GIVEN INSTRUCTION –
Identify each line below containing the string "React" and copy it.

-*-

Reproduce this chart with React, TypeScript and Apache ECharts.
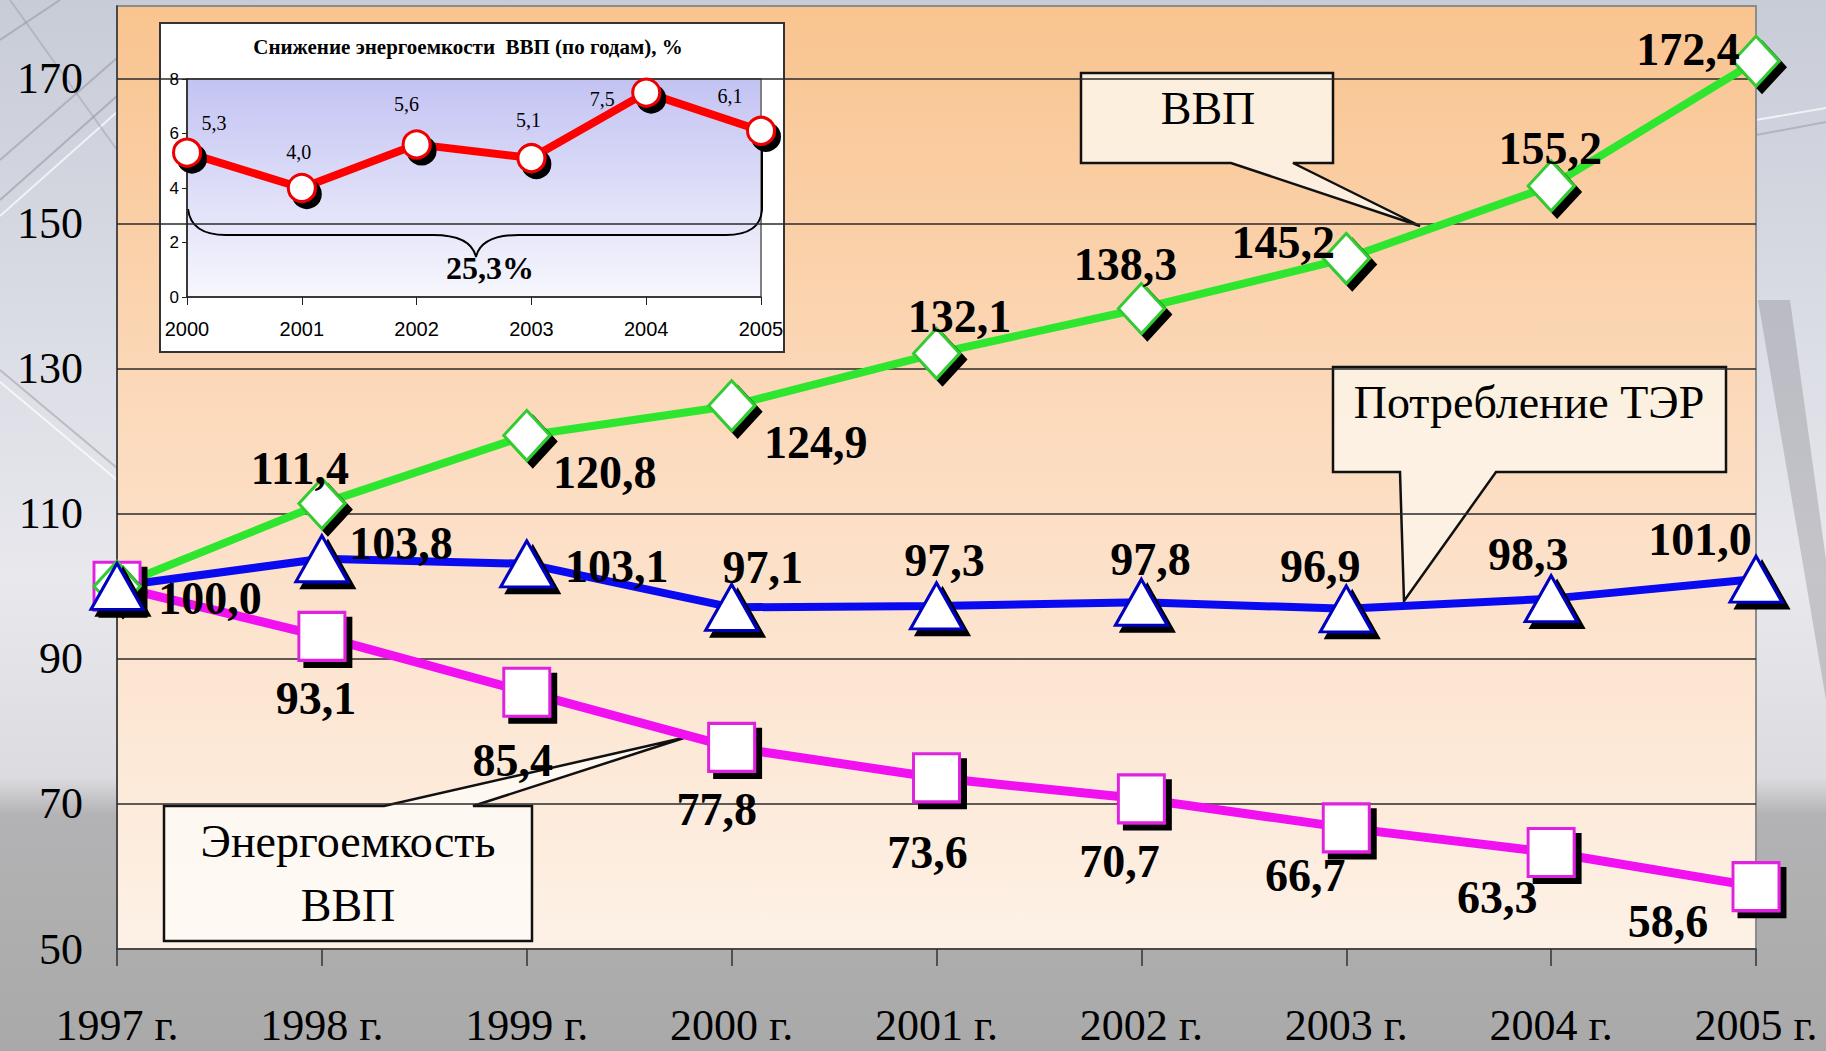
import React, { useEffect, useRef } from 'react';
import * as echarts from 'echarts';

// ---------- data ----------
const years = ['1997 г.', '1998 г.', '1999 г.', '2000 г.', '2001 г.', '2002 г.', '2003 г.', '2004 г.', '2005 г.'];
const gdp = [100.0, 111.4, 120.8, 124.9, 132.1, 138.3, 145.2, 155.2, 172.4];
const fuelUse = [100.0, 103.8, 103.1, 97.1, 97.3, 97.8, 96.9, 98.3, 101.0];
const energyIntensity = [100.0, 93.1, 85.4, 77.8, 73.6, 70.7, 66.7, 63.3, 58.6];
const yTickLabels = [50, 70, 90, 110, 130, 150, 170];

const insetTitle = 'Снижение энергоемкости  ВВП (по годам), %';
const insetYears = ['2000', '2001', '2002', '2003', '2004', '2005'];
const insetDecline = [5.3, 4.0, 5.6, 5.1, 7.5, 6.1];
const totalDecline = '25,3%';

const calloutGdp = 'ВВП';
const calloutFuel = 'Потребление ТЭР';
const calloutIntensity = ['Энергоемкость', 'ВВП'];

// ---------- label placement (styles) ----------
const gdpLabelOffsets: (number[] | null)[] = [null, [-22, -35], [78, 37], [84, 37], [23, -37], [-16, -44], [-63, -16], [-1, -37], [-68, -12]];
const fuelLabelOffsets: (number[] | null)[] = [[93, 12], [79, -15], [90, 3], [31, -40], [8, -45], [9, -43], [-26, -42], [-23, -44], [-56, -40]];
const intensityLabelOffsets: (number[] | null)[] = [null, [-6, 62], [-14, 68], [-15, 62], [-9, 75], [-22, 63], [-41, 48], [-54, 45], [-88, 35]];
const insetLabelOffsets: (number[] | null)[] = [[27, -30], [-3, -36], [-10, -40], [-3, -38], [-44, 6], [-31, -35]];

const serif = '"Liberation Serif", "Times New Roman", serif';
const sans = '"Liberation Sans", Arial, sans-serif';
const fmt = (v: number) => v.toFixed(1).replace('.', ',');

function mkData(values: number[], offsets: (number[] | null)[]) {
  return values.map((v, i) => ({
    value: v,
    label: offsets[i] ? { show: true, offset: offsets[i] } : { show: false },
  }));
}

export default function App() {
  const ref = useRef<HTMLDivElement>(null);

  useEffect(() => {
    document.body.style.margin = '0';
    const braceD =
      'M188,209 Q191,235 226,235 L433,235 Q471,235 476,257 Q481,235 519,235 L726,235 Q760,235 762,210 L762,150';
    echarts.graphic.registerShape('brace', echarts.graphic.extendPath(braceD, {}));

    const chart = echarts.init(ref.current!, null, { renderer: 'svg' });

    const shadow = { shadowColor: '#000', shadowBlur: 0, shadowOffsetX: 6, shadowOffsetY: 6 };
    const mainLabel = {
      show: true,
      position: 'inside',
      fontFamily: serif,
      fontWeight: 'bold',
      fontSize: 46,
      color: '#000',
      formatter: (p: any) => fmt(p.value),
    };

    const lg = (stops: [number, string][]) =>
      new echarts.graphic.LinearGradient(0, 0, 0, 1, stops.map(([offset, color]) => ({ offset, color })));

    const text = (t: string, x: number, y: number, size: number, weight: string, z: number) => ({
      type: 'text',
      x,
      y,
      z,
      silent: true,
      style: {
        text: t,
        fontFamily: serif,
        fontSize: size,
        fontWeight: weight,
        fill: '#000',
        align: 'center',
        verticalAlign: 'middle',
        textAlign: 'center',
        textVerticalAlign: 'middle',
      },
    });

    const calloutStyle = { fill: 'rgba(252,243,230,0.9)', stroke: '#111', lineWidth: 2.5 };
    const wire = (pts: number[][], color: string, w: number) => ({
      type: 'polyline',
      z: -9,
      silent: true,
      shape: { points: pts },
      style: { stroke: color, lineWidth: w, fill: 'none' },
    });

    const option: any = {
      animation: false,
      graphic: {
        elements: [
          {
            type: 'rect',
            z: -10,
            silent: true,
            shape: { x: 0, y: 0, width: 1826, height: 1051 },
            style: {
              fill: lg([
                [0, '#C8CCD7'],
                [0.3, '#DADCE4'],
                [0.55, '#E8E8ED'],
                [0.74, '#DCDCE0'],
                [0.775, '#B3B3B5'],
                [1, '#A9A9A9'],
              ]),
            },
          },
          // faint power-line texture
          wire([[0, 200], [117, 96]], 'rgba(140,145,158,0.55)', 2),
          wire([[0, 216], [117, 112]], 'rgba(255,255,255,0.7)', 2),
          wire([[0, 160], [117, 58]], 'rgba(140,145,158,0.5)', 2),
          wire([[0, 40], [60, 0]], 'rgba(140,145,158,0.5)', 2),
          wire([[10, 0], [117, 150]], 'rgba(150,155,165,0.45)', 2),
          wire([[0, 370], [117, 468]], 'rgba(150,150,160,0.5)', 2),
          wire([[0, 382], [117, 480]], 'rgba(255,255,255,0.7)', 2),
          wire([[1756, 120], [1826, 108]], 'rgba(255,255,255,0.7)', 2),
          wire([[1756, 135], [1826, 122]], 'rgba(150,150,160,0.5)', 2),
          {
            type: 'polygon',
            z: -9,
            silent: true,
            shape: { points: [[1758, 300], [1790, 300], [1826, 560], [1826, 700]] },
            style: { fill: 'rgba(130,130,135,0.35)' },
          },
          // inset frame
          {
            type: 'rect',
            z: 2,
            silent: true,
            shape: { x: 160, y: 23, width: 624, height: 329 },
            style: { fill: '#ffffff', stroke: '#333', lineWidth: 2 },
          },
          text(insetTitle, 468, 47, 21, 'bold', 4),
          {
            type: 'brace',
            z: 4,
            silent: true,
            x: 0,
            y: 0,
            style: { fill: 'none', stroke: '#000', lineWidth: 2 },
          },
          text(totalDecline, 490, 268, 32, 'bold', 4),
          // callouts
          {
            type: 'polygon',
            z: 4,
            silent: true,
            shape: { points: [[1081, 73], [1333, 73], [1333, 163], [1293, 163], [1420, 226], [1231, 163], [1081, 163]] },
            style: calloutStyle,
          },
          text(calloutGdp, 1208, 108, 46, 'normal', 4),
          {
            type: 'polygon',
            z: 4,
            silent: true,
            shape: { points: [[1333, 367], [1726, 367], [1726, 472], [1496, 472], [1404, 601], [1400, 472], [1333, 472]] },
            style: calloutStyle,
          },
          text(calloutFuel, 1529, 402, 46, 'normal', 4),
          {
            type: 'polygon',
            z: 4,
            silent: true,
            shape: { points: [[164, 806], [384, 806], [687, 737], [473, 806], [532, 806], [532, 941], [164, 941]] },
            style: { fill: 'rgba(254,249,242,0.95)', stroke: '#111', lineWidth: 2.5 },
          },
          text(calloutIntensity[0], 348, 841, 46, 'normal', 4),
          text(calloutIntensity[1], 348, 905, 46, 'normal', 4),
        ],
      },
      grid: [
        {
          left: 117,
          right: 70,
          top: 6,
          bottom: 102,
          show: true,
          z: 0,
          backgroundColor: lg([
            [0, '#F9C48F'],
            [0.5, '#FCDDC2'],
            [1, '#FDF1E6'],
          ]),
          borderColor: '#8c8c8c',
          borderWidth: 2,
        },
        {
          left: 187,
          top: 79,
          width: 574,
          height: 218,
          show: true,
          z: 3,
          backgroundColor: lg([
            [0, '#C3C3F3'],
            [1, '#F7F7FD'],
          ]),
          borderColor: '#808080',
          borderWidth: 2,
        },
      ],
      xAxis: [
        {
          type: 'category',
          gridIndex: 0,
          data: years,
          boundaryGap: false,
          z: 3,
          axisLine: { lineStyle: { color: '#333', width: 1.5 } },
          axisTick: { show: true, length: 17, lineStyle: { color: '#333', width: 1.5 } },
          axisLabel: { fontFamily: serif, fontSize: 44, color: '#000', margin: 54 },
          splitLine: { show: false },
        },
        {
          type: 'category',
          gridIndex: 1,
          data: insetYears,
          boundaryGap: false,
          z: 5,
          axisLine: { lineStyle: { color: '#222', width: 1.5 } },
          axisTick: { show: true, length: 8, lineStyle: { color: '#222' } },
          axisLabel: { fontFamily: sans, fontSize: 20, color: '#000', margin: 22 },
          splitLine: { show: false },
        },
      ],
      yAxis: [
        {
          type: 'value',
          gridIndex: 0,
          min: 50,
          max: 180,
          interval: 10,
          z: 3,
          axisLine: { show: true, lineStyle: { color: '#333', width: 1.5 } },
          axisTick: { show: false },
          splitLine: { show: false },
          axisLabel: {
            fontFamily: serif,
            fontSize: 44,
            color: '#000',
            margin: 34,
            formatter: (v: number) => (yTickLabels.includes(v) ? String(v) : ''),
          },
        },
        {
          type: 'value',
          gridIndex: 1,
          min: 0,
          max: 8,
          interval: 2,
          z: 5,
          axisLine: { show: true, lineStyle: { color: '#222', width: 1.5 } },
          axisTick: { show: true, length: 5, lineStyle: { color: '#222' } },
          splitLine: { show: false },
          axisLabel: { fontFamily: sans, fontSize: 17, color: '#000', margin: 8 },
        },
      ],
      series: [
        {
          type: 'line',
          xAxisIndex: 0,
          yAxisIndex: 0,
          data: [],
          z: 1,
          silent: true,
          markLine: {
            silent: true,
            symbol: ['none', 'none'],
            label: { show: false },
            lineStyle: { color: '#2a2a2a', width: 1.5, type: 'solid' },
            data: yTickLabels.filter((v) => v > 50).map((v) => ({ yAxis: v })),
          },
        },
        {
          name: 'Энергоемкость ВВП',
          type: 'line',
          xAxisIndex: 0,
          yAxisIndex: 0,
          z: 5,
          data: mkData(energyIntensity, intensityLabelOffsets),
          symbol: 'rect',
          symbolSize: [46, 48],
          lineStyle: { color: '#F010F0', width: 9 },
          itemStyle: { color: '#ffffff', borderColor: '#E020E0', borderWidth: 3, ...shadow },
          label: mainLabel,
        },
        {
          name: 'ВВП',
          type: 'line',
          xAxisIndex: 0,
          yAxisIndex: 0,
          z: 5,
          data: mkData(gdp, gdpLabelOffsets),
          symbol: 'diamond',
          symbolSize: [46, 50],
          lineStyle: { color: '#2EE62E', width: 8 },
          itemStyle: { color: '#ffffff', borderColor: '#33CC33', borderWidth: 3, ...shadow },
          label: mainLabel,
        },
        {
          name: 'Потребление ТЭР',
          type: 'line',
          xAxisIndex: 0,
          yAxisIndex: 0,
          z: 5,
          data: mkData(fuelUse, fuelLabelOffsets),
          symbol: 'triangle',
          symbolSize: [52, 46],
          lineStyle: { color: '#0A0AF0', width: 8 },
          itemStyle: { color: '#ffffff', borderColor: '#0000C0', borderWidth: 3, ...shadow },
          label: mainLabel,
        },
        {
          name: insetTitle,
          type: 'line',
          xAxisIndex: 1,
          yAxisIndex: 1,
          z: 6,
          data: mkData(insetDecline, insetLabelOffsets),
          symbol: 'circle',
          symbolSize: 27,
          lineStyle: { color: '#FF0000', width: 8 },
          itemStyle: { color: '#ffffff', borderColor: '#EE0000', borderWidth: 3, shadowColor: '#000', shadowBlur: 0, shadowOffsetX: 5, shadowOffsetY: 6 },
          label: {
            show: true,
            position: 'inside',
            fontFamily: serif,
            fontSize: 20,
            color: '#000',
            formatter: (p: any) => fmt(p.value),
          },
        },
      ],
    };

    chart.setOption(option);
    return () => chart.dispose();
  }, []);

  return <div ref={ref} style={{ position: 'absolute', left: 0, top: 0, width: 1826, height: 1051 }} />;
}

-*-

ANSWER BELOW –
Reproduce this chart with React, TypeScript and Apache ECharts.
import React, { useEffect, useRef } from 'react';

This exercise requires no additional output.